Goal :: Exclude the pictures and return every line exactly as written.
## Start
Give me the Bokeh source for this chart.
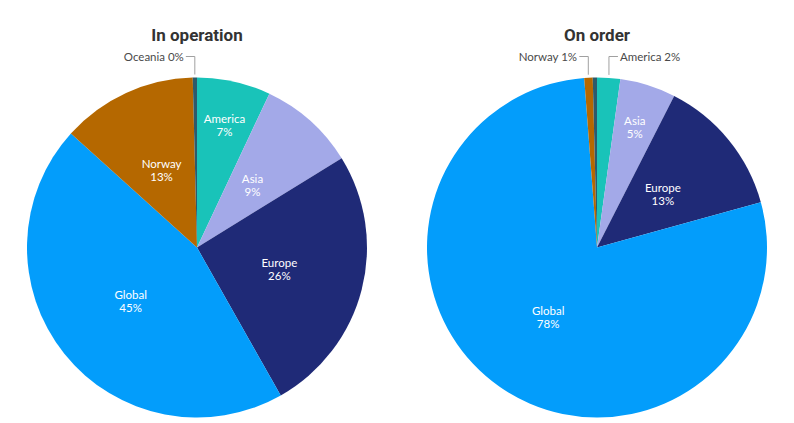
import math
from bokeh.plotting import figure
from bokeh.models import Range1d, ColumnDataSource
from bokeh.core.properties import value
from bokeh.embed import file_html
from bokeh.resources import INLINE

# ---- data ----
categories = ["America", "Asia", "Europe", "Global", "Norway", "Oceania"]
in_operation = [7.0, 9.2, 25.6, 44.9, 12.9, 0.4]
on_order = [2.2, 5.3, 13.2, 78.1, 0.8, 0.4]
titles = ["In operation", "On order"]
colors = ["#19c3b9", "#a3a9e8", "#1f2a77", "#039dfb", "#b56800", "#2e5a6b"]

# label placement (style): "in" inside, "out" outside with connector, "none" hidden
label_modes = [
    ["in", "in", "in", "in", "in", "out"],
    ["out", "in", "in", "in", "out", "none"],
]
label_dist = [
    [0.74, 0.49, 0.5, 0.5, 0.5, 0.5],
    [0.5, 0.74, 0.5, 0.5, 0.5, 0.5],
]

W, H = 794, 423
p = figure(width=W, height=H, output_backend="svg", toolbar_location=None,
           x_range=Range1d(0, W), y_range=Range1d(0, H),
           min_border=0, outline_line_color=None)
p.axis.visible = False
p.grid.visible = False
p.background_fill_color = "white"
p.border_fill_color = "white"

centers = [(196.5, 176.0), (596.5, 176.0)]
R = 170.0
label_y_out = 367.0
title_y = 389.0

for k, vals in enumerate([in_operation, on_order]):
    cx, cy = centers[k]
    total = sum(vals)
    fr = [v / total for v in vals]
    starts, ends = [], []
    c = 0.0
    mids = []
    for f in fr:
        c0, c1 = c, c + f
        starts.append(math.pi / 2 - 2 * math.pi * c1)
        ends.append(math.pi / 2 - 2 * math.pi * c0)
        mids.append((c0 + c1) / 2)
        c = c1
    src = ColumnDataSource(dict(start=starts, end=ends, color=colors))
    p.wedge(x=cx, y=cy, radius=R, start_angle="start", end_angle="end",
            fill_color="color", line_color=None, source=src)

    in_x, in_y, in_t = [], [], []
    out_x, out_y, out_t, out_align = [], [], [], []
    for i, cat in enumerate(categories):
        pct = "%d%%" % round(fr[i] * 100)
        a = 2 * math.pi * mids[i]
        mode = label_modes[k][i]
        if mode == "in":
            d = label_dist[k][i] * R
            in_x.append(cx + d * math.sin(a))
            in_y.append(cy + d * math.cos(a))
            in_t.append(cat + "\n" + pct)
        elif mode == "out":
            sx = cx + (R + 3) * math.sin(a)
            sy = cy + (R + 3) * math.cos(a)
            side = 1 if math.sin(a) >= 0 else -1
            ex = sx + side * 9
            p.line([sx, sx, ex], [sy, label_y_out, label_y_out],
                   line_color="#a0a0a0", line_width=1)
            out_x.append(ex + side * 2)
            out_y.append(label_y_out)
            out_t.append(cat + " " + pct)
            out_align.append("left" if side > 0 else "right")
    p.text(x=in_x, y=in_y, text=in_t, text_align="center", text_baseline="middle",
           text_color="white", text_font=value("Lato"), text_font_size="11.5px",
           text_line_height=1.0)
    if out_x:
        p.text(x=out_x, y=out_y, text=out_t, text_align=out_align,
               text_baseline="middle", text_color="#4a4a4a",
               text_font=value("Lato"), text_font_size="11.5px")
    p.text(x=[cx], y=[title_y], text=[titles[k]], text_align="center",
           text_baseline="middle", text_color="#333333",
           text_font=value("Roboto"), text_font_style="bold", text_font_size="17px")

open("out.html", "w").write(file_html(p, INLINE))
## End
The solution ::
Give me the Bokeh source for this chart.
import math
from bokeh.plotting import figure
from bokeh.models import Range1d, ColumnDataSource
from bokeh.core.properties import value
from bokeh.embed import file_html
from bokeh.resources import INLINE

# ---- data ----
categories = ["America", "Asia", "Europe", "Global", "Norway", "Oceania"]
in_operation = [7.0, 9.2, 25.6, 44.9, 12.9, 0.4]
on_order = [2.2, 5.3, 13.2, 78.1, 0.8, 0.4]
titles = ["In operation", "On order"]
colors = ["#19c3b9", "#a3a9e8", "#1f2a77", "#039dfb", "#b56800", "#2e5a6b"]

# label placement (style): "in" inside, "out" outside with connector, "none" hidden
label_modes = [
    ["in", "in", "in", "in", "in", "out"],
    ["out", "in", "in", "in", "out", "none"],
]
label_dist = [
    [0.74, 0.49, 0.5, 0.5, 0.5, 0.5],
    [0.5, 0.74, 0.5, 0.5, 0.5, 0.5],
]

W, H = 794, 423
p = figure(width=W, height=H, output_backend="svg", toolbar_location=None,
           x_range=Range1d(0, W), y_range=Range1d(0, H),
           min_border=0, outline_line_color=None)
p.axis.visible = False
p.grid.visible = False
p.background_fill_color = "white"
p.border_fill_color = "white"

centers = [(196.5, 176.0), (596.5, 176.0)]
R = 170.0
label_y_out = 367.0
title_y = 389.0

for k, vals in enumerate([in_operation, on_order]):
    cx, cy = centers[k]
    total = sum(vals)
    fr = [v / total for v in vals]
    starts, ends = [], []
    c = 0.0
    mids = []
    for f in fr:
        c0, c1 = c, c + f
        starts.append(math.pi / 2 - 2 * math.pi * c1)
        ends.append(math.pi / 2 - 2 * math.pi * c0)
        mids.append((c0 + c1) / 2)
        c = c1
    src = ColumnDataSource(dict(start=starts, end=ends, color=colors))
    p.wedge(x=cx, y=cy, radius=R, start_angle="start", end_angle="end",
            fill_color="color", line_color=None, source=src)

    in_x, in_y, in_t = [], [], []
    out_x, out_y, out_t, out_align = [], [], [], []
    for i, cat in enumerate(categories):
        pct = "%d%%" % round(fr[i] * 100)
        a = 2 * math.pi * mids[i]
        mode = label_modes[k][i]
        if mode == "in":
            d = label_dist[k][i] * R
            in_x.append(cx + d * math.sin(a))
            in_y.append(cy + d * math.cos(a))
            in_t.append(cat + "\n" + pct)
        elif mode == "out":
            sx = cx + (R + 3) * math.sin(a)
            sy = cy + (R + 3) * math.cos(a)
            side = 1 if math.sin(a) >= 0 else -1
            ex = sx + side * 9
            p.line([sx, sx, ex], [sy, label_y_out, label_y_out],
                   line_color="#a0a0a0", line_width=1)
            out_x.append(ex + side * 2)
            out_y.append(label_y_out)
            out_t.append(cat + " " + pct)
            out_align.append("left" if side > 0 else "right")
    p.text(x=in_x, y=in_y, text=in_t, text_align="center", text_baseline="middle",
           text_color="white", text_font=value("Lato"), text_font_size="11.5px",
           text_line_height=1.0)
    if out_x:
        p.text(x=out_x, y=out_y, text=out_t, text_align=out_align,
               text_baseline="middle", text_color="#4a4a4a",
               text_font=value("Lato"), text_font_size="11.5px")
    p.text(x=[cx], y=[title_y], text=[titles[k]], text_align="center",
           text_baseline="middle", text_color="#333333",
           text_font=value("Roboto"), text_font_style="bold", text_font_size="17px")

open("out.html", "w").write(file_html(p, INLINE))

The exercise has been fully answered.